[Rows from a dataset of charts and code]
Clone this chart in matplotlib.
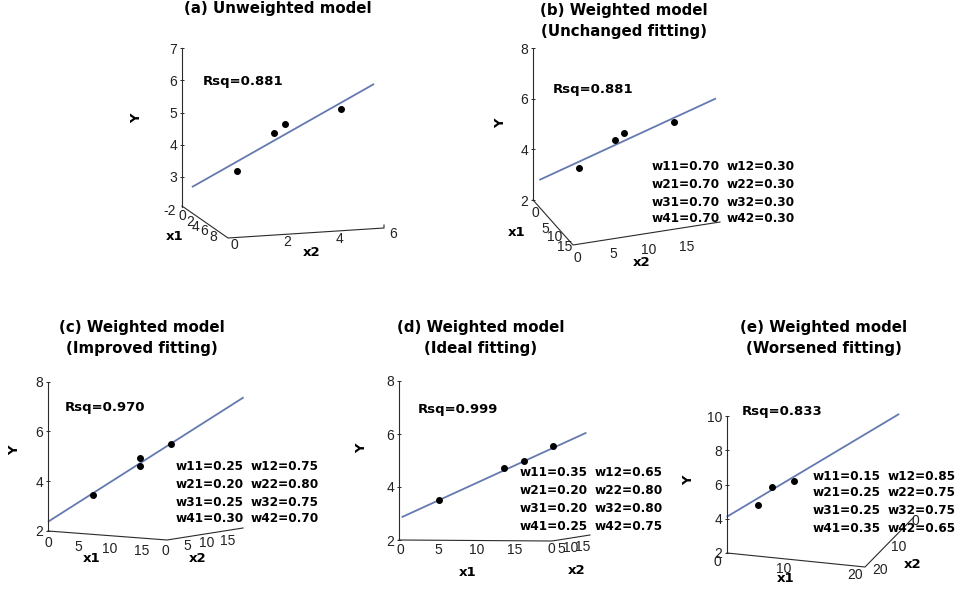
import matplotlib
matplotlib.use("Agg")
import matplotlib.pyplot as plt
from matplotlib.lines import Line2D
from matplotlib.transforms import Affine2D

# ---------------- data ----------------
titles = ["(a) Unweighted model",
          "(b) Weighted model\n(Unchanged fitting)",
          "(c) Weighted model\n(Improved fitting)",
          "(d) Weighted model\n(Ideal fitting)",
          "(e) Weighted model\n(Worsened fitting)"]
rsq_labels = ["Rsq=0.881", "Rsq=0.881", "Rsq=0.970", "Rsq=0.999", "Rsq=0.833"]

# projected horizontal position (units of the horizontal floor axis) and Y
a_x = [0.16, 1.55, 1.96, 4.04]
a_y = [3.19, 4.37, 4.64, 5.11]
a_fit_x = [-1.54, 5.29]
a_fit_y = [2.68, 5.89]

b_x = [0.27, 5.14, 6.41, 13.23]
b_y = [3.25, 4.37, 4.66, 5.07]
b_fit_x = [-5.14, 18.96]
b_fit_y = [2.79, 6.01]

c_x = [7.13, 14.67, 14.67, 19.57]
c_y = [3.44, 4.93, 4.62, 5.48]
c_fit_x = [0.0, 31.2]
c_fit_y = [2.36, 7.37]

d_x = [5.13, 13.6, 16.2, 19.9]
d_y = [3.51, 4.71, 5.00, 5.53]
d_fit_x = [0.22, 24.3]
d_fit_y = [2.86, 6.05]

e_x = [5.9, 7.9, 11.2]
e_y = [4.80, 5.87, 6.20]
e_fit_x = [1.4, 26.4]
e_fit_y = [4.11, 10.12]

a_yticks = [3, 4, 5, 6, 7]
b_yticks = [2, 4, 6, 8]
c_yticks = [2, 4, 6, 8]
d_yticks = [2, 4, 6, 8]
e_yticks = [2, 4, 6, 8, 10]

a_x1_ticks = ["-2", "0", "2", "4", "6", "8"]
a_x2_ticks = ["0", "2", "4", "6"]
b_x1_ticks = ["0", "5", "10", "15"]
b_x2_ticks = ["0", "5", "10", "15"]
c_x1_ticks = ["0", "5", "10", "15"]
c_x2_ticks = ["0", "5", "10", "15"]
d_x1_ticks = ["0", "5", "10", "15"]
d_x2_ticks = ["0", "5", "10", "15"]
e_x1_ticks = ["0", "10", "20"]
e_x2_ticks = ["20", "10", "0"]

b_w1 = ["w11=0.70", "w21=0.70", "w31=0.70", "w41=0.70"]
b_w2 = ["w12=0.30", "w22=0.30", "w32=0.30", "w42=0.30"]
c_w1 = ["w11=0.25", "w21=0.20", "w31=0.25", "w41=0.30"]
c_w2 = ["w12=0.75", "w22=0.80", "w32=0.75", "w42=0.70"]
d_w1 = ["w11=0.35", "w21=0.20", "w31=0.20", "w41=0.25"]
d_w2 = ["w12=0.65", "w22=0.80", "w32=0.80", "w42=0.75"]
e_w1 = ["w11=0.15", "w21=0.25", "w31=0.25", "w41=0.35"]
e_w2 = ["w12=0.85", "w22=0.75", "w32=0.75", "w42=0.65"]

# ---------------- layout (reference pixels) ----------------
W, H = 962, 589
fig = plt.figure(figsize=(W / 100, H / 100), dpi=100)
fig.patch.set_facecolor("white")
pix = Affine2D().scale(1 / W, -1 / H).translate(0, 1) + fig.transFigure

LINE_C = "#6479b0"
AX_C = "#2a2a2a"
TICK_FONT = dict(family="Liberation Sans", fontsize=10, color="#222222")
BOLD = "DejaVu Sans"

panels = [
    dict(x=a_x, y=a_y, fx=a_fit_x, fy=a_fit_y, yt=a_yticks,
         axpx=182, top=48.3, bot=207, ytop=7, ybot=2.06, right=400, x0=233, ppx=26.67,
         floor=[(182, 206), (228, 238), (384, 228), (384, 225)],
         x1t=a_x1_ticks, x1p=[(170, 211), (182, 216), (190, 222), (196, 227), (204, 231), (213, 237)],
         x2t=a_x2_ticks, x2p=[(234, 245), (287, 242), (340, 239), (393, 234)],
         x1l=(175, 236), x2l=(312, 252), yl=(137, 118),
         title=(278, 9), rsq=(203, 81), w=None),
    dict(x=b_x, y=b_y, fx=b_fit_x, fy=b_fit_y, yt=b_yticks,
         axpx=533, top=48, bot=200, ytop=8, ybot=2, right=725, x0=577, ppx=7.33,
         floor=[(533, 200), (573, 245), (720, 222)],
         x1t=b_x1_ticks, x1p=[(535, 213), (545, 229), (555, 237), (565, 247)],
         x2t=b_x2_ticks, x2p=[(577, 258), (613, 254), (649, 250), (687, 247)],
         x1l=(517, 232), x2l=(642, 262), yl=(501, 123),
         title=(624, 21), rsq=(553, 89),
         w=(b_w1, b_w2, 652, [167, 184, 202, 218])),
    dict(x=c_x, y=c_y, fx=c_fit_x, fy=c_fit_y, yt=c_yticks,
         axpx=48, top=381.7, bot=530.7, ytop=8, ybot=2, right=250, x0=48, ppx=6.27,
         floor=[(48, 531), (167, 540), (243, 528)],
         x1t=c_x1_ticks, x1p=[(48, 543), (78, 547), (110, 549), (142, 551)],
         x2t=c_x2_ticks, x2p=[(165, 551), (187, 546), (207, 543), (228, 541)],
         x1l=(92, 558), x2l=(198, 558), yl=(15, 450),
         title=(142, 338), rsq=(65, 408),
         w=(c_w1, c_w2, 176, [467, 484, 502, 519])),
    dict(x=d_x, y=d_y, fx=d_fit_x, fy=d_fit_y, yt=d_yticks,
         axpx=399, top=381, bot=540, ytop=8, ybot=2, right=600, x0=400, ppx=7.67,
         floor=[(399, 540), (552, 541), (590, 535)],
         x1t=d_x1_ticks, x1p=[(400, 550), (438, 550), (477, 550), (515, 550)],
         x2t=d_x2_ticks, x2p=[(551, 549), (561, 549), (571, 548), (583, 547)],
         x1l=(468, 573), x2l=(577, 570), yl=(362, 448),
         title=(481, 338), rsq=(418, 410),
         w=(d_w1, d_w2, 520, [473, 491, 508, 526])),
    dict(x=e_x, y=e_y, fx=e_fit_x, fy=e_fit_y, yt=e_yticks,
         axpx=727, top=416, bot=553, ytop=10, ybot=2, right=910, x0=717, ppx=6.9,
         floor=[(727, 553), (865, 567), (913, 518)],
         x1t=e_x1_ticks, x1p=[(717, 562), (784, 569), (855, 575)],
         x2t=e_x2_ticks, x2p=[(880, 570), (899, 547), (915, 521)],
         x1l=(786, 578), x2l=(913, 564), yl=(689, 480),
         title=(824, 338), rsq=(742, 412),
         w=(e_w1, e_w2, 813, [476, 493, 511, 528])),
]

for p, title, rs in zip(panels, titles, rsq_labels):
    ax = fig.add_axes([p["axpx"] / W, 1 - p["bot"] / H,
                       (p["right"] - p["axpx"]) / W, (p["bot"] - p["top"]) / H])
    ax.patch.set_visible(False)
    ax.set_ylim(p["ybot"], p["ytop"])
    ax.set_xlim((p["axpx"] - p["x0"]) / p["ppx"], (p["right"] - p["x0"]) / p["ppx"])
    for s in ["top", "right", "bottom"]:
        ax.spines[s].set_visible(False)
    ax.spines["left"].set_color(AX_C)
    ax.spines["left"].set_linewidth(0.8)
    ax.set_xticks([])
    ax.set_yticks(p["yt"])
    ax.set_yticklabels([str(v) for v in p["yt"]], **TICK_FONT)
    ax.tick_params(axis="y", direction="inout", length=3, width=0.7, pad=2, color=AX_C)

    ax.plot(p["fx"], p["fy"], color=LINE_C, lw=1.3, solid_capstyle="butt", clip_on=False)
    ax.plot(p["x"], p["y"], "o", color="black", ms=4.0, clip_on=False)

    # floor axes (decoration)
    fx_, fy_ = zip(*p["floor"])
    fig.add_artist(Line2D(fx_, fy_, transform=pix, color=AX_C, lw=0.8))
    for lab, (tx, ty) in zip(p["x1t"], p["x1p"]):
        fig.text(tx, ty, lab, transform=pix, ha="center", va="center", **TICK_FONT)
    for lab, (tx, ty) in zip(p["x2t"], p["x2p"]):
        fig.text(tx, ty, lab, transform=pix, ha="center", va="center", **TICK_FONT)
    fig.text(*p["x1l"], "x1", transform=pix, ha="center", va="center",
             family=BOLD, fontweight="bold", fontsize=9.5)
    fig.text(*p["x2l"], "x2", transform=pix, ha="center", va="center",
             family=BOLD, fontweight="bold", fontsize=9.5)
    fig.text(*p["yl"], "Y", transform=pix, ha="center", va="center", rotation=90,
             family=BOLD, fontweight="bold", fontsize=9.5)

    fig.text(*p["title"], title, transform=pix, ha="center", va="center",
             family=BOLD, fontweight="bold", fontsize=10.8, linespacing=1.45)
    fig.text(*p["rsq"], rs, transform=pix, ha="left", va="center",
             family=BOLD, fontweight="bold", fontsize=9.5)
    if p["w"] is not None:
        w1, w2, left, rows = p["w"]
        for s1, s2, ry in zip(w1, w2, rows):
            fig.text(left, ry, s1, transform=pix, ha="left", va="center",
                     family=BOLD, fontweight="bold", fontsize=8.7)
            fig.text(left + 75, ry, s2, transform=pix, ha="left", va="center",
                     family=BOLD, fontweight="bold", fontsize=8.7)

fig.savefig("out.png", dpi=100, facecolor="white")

* * *

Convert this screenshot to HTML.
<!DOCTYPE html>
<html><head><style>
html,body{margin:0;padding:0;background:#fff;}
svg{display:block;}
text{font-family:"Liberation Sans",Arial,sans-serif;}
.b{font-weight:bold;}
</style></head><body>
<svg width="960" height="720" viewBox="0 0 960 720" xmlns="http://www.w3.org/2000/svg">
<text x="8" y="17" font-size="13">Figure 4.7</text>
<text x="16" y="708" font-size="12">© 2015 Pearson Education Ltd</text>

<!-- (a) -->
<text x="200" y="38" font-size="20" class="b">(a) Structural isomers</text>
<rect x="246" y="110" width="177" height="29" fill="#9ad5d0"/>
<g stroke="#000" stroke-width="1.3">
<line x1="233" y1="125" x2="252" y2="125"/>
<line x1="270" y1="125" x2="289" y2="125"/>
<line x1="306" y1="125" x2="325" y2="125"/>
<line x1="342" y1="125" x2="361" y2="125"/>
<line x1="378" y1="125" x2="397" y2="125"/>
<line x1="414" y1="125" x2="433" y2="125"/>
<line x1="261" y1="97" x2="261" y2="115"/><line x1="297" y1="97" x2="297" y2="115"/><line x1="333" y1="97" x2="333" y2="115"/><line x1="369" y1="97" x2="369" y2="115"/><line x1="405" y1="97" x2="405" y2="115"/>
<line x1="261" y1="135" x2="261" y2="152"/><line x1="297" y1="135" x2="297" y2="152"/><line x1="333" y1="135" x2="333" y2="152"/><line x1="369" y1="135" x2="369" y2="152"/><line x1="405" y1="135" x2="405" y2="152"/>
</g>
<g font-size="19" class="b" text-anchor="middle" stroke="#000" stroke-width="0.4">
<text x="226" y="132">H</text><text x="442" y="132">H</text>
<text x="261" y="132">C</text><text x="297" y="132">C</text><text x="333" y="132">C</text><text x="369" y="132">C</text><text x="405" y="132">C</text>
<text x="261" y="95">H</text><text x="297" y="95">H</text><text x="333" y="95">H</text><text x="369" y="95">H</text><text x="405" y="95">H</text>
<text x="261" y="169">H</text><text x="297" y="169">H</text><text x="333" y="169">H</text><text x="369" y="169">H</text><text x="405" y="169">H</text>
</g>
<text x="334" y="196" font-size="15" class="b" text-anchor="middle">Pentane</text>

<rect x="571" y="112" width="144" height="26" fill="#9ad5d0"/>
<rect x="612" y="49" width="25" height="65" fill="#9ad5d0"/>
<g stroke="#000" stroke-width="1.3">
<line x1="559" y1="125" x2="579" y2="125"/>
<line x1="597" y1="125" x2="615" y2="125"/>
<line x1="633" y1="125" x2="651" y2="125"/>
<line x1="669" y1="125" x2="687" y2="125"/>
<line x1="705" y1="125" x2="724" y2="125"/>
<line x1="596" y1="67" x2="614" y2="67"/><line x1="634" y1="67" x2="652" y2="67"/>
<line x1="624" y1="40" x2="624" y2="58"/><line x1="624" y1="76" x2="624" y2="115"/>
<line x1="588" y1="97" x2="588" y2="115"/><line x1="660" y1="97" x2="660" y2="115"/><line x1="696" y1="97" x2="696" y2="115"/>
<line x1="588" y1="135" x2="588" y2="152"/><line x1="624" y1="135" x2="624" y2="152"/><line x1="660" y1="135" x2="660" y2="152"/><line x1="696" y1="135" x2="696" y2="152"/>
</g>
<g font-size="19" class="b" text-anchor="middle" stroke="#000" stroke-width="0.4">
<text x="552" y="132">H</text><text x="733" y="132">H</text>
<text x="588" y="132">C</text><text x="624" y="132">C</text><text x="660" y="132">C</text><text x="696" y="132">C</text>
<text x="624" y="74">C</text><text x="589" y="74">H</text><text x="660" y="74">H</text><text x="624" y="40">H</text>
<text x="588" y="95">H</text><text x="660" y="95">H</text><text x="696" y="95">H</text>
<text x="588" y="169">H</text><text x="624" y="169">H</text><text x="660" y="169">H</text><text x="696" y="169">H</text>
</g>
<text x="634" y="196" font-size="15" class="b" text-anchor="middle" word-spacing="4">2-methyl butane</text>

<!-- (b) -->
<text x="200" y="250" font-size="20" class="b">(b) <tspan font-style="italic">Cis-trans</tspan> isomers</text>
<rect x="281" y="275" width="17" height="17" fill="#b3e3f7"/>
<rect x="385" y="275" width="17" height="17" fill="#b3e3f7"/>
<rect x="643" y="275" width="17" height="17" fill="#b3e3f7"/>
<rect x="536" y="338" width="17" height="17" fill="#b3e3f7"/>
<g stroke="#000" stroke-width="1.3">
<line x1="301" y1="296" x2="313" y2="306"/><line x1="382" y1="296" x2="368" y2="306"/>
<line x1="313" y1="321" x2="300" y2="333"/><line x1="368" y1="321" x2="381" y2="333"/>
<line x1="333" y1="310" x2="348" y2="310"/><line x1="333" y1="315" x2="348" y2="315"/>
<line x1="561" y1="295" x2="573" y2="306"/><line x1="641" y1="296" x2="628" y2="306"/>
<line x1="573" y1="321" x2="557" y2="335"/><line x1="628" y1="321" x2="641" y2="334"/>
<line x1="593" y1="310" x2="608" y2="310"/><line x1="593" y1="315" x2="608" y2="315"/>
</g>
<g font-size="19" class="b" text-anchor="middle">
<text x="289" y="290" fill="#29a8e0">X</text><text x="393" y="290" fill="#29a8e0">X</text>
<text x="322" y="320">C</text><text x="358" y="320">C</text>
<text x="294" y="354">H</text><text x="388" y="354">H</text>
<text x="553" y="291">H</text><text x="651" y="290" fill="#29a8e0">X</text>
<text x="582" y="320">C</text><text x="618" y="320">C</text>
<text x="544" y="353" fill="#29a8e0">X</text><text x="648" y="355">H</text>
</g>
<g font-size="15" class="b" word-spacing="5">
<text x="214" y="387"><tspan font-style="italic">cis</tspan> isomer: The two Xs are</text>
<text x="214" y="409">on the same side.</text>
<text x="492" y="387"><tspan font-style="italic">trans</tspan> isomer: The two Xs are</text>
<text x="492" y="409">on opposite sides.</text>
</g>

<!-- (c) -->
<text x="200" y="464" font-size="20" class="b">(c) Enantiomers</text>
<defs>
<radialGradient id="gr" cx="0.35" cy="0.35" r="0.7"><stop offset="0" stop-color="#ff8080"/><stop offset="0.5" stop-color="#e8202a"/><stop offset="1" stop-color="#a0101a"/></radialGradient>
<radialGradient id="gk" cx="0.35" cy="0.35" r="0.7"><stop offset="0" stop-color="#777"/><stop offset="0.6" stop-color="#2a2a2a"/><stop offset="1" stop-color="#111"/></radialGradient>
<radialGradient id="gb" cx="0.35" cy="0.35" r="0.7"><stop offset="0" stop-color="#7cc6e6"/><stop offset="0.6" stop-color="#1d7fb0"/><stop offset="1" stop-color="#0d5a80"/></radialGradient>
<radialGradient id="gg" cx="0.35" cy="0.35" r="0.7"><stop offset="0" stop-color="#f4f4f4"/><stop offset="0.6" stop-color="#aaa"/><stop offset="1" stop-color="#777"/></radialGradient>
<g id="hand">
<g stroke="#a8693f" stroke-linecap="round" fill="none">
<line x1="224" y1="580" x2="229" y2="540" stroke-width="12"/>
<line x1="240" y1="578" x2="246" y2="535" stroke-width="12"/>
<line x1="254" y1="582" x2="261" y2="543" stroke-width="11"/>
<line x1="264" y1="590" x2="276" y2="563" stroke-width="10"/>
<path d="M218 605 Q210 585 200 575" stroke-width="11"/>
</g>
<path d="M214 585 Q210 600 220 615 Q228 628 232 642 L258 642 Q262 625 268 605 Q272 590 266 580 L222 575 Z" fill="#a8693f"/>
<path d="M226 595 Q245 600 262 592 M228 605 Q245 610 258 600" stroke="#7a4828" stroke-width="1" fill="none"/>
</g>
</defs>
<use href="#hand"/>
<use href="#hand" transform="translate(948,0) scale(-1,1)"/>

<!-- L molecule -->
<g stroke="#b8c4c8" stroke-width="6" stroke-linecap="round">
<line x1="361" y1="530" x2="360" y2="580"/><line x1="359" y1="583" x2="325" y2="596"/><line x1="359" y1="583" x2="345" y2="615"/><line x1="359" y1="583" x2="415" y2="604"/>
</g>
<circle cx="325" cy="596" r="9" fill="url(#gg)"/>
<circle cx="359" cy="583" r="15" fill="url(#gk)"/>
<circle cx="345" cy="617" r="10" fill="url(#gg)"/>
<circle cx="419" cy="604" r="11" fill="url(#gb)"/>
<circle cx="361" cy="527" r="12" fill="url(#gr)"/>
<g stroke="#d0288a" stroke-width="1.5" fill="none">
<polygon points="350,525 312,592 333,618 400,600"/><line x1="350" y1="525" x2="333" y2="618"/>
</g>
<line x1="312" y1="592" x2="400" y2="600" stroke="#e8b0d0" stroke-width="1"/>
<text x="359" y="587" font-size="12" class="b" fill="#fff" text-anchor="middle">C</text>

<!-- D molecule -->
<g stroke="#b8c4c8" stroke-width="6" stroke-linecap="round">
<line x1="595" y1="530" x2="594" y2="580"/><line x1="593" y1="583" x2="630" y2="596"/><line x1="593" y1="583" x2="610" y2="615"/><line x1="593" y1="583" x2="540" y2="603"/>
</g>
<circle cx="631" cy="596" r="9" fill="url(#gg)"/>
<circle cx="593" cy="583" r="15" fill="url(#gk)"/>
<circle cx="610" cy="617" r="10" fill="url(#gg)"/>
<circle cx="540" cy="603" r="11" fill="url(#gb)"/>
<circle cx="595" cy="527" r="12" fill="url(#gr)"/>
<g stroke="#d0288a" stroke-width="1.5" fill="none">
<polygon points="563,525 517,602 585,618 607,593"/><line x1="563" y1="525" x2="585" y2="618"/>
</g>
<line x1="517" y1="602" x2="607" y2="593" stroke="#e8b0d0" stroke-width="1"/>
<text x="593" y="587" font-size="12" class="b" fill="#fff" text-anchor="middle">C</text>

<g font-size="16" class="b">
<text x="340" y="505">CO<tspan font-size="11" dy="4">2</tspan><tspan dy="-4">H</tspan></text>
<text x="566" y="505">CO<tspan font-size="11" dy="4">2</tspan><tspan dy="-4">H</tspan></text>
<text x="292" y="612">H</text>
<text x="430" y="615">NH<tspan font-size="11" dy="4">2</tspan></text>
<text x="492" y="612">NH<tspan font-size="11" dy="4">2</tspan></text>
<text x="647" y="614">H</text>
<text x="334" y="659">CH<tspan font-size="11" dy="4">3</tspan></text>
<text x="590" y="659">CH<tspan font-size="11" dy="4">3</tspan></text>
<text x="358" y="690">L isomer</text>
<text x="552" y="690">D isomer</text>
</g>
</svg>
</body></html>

--

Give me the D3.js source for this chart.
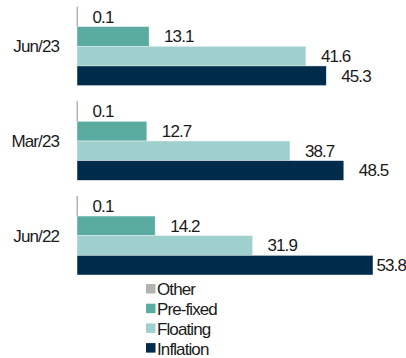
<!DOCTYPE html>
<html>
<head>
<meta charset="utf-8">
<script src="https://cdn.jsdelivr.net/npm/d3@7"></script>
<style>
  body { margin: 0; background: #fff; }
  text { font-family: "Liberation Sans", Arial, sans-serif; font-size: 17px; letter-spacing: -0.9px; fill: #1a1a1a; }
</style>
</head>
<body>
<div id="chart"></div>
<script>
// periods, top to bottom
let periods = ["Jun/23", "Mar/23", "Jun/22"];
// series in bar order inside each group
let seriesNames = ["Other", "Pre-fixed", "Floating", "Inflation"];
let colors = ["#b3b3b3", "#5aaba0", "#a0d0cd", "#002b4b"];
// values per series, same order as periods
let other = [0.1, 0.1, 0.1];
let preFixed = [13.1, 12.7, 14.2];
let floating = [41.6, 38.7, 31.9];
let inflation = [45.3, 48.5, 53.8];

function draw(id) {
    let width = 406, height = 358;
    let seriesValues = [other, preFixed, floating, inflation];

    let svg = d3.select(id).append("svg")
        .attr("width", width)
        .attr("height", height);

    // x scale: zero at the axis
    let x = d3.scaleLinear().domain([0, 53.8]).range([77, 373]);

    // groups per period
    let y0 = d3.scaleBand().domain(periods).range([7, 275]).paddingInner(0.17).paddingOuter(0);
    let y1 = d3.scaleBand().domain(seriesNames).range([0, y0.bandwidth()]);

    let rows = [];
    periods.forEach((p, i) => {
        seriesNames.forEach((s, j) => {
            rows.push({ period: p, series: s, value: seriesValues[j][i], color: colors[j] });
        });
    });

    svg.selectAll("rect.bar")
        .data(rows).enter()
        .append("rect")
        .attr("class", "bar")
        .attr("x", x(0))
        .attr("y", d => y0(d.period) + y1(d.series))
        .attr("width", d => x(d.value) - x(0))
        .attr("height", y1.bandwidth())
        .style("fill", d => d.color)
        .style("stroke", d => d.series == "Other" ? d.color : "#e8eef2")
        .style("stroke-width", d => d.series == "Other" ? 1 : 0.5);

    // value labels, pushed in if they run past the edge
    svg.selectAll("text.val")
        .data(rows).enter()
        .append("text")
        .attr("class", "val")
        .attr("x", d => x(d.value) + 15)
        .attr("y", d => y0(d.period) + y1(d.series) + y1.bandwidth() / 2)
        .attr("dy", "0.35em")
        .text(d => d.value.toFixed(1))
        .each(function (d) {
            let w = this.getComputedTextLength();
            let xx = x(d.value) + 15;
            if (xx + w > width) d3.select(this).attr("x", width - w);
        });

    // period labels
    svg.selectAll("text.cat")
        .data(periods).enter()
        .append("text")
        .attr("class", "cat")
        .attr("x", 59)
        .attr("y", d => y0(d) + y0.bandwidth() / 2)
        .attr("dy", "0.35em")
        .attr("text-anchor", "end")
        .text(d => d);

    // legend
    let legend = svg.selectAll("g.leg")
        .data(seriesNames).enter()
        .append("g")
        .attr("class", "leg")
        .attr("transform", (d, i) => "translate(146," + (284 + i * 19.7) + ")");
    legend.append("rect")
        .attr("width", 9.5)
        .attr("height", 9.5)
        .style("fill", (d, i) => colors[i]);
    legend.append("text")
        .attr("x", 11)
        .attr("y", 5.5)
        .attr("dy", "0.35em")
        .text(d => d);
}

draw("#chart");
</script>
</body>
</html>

__What you will do__: Print exactly the lines from the line containing "Clone this chart in matplotlib." through the line containing "from matplotlib.transforms import Affine2D", and omit any picture found among them.

__Answer below__:
Clone this chart in matplotlib.
import matplotlib
matplotlib.use("Agg")
import matplotlib.pyplot as plt
from matplotlib.lines import Line2D
from matplotlib.transforms import Affine2D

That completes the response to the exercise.